Constitutional rights remain IMMUNE from taxation.




Joe Nation wrote:
Or anytime there is a mass shooting, every gunowner for ten square miles
has to pay $100.00 per gun times the number of fatalities.
That makes no sense; it is the antithesis of logic,
as well as being blatantly unConstitutional. If u wanna change
the basic relationship between government and its creators,
the citizens, then u must succeed in enacting a Consitutional amendment.
We freedom lovers will fight u every step of the way.
We will win; u will lose. Freedom will prevail (continually).




Joe Nation wrote:
Maybe then, gun owners would start to pay attention to who the heck has lethal weapons.
That is none of our business; it remains a purely private, personal matter.




Joe Nation wrote:
Aidan (sorry for the previous mis-spelling) asked:
Aidan wrote:
Who have you heard say that anyone has the right to use a gun to kill people-
(which is what a 'psycho' with a gun) would implicitely do?

Joe Nation wrote:
You mean besides David?
A lot depends on what your target is DOING
when u open up on him.




Joe Nation wrote:
I've known plenty of Americans who believe it's perfectly within anyone's rights to carry a semi-automatic pistol and use it lethally even in circumstances which, even to a slightly pudgy senior citizen like me, would find barely threatening.
Humor aside: defensive gunnery is appropriate only when
the gunner is fighting back against a predatory attack of significant violence.

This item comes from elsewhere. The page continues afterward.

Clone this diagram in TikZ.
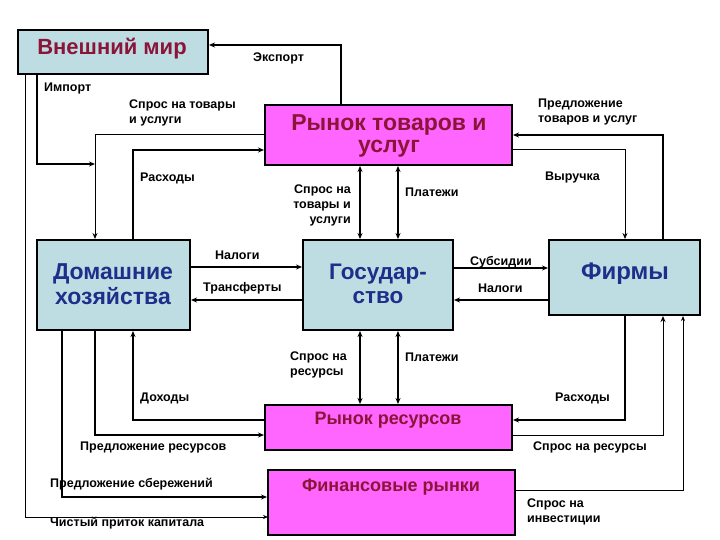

One shud not discharge his weapon promiscuously.



Joe Nation wrote:
When they do shoot someone, the gun community is either silent
or seeks to find some slim reason why the weapon needed to be used.
OF COURSE, we r silent, unless we find something we wanna say.
Its the same as the car owning community,
when we hear of a ghastly collision; i.e., that is not my problem.
I refuse to organize a lynch mob to chase negligent drivers.
I will mind my own business.



Joe Nation wrote:
The gun community ought to be outraged that one of their members acted so irresponsibly.
No. That idea is nonsense.
According to Ted Kennedy, some years ago, there r 8O,OOO,OOO gun owners in America.
I 'm sure that there r MORE now.
Gun sales have skyrocketed, with huge numbers of the ladies joining us freedom lovers.
Of those many millions, only the tiniest little fraction thereof, far less than 1%, has been criminally violent.
Criminally violent people cannot and do not impair the unlimited
defensive rights of future possible victims who choose to be prepared for any trouble.

That 's like if someone voted for obama,
that does NOT compromize MY right to vote because of his perversity.




Joe Nation wrote:
They are not.
They are silent and I think it's through that silence
that the gun community as a whole licenses the mis-use,
the over-use, of guns as permissible.
Do u assert the same principle against
car owners who see about vehicular collisions on the local TV news??
I usually don't speak about that, either; it happens like every minute
of every day of every year in the nation. So what? Its just part of life.
Car owners r not specificly rendered immune, by the Bill of Rights, as are gun owners.



Joe Nation wrote:
I was going to say that they find such use regrettable,
but they don't ever even say that.
We have FREEDOM to speak.
We have no duty to speak.
I 'm not gonna nash my teeth or rent out my garments.
Maybe instead, I 'll spend more time at gunnery ranges.
Thay r FUN. When young boys arrive, I like to begift them
with plenty of unexpected $$$cash$$ for ammunition & ice cream.





Joe Nation wrote:
They could call 1-866-SPEAK-UP .
Did you know there's an anonymous hot-line to report gun threats?

Joe(neither did I)Nation
If I do, I 'll use it to denounce
any vestige of gun control
and demand that defensive gunnery practice be taught
from the earliest years of public school,
so that future victims will be tactically better prepared to defeat predators.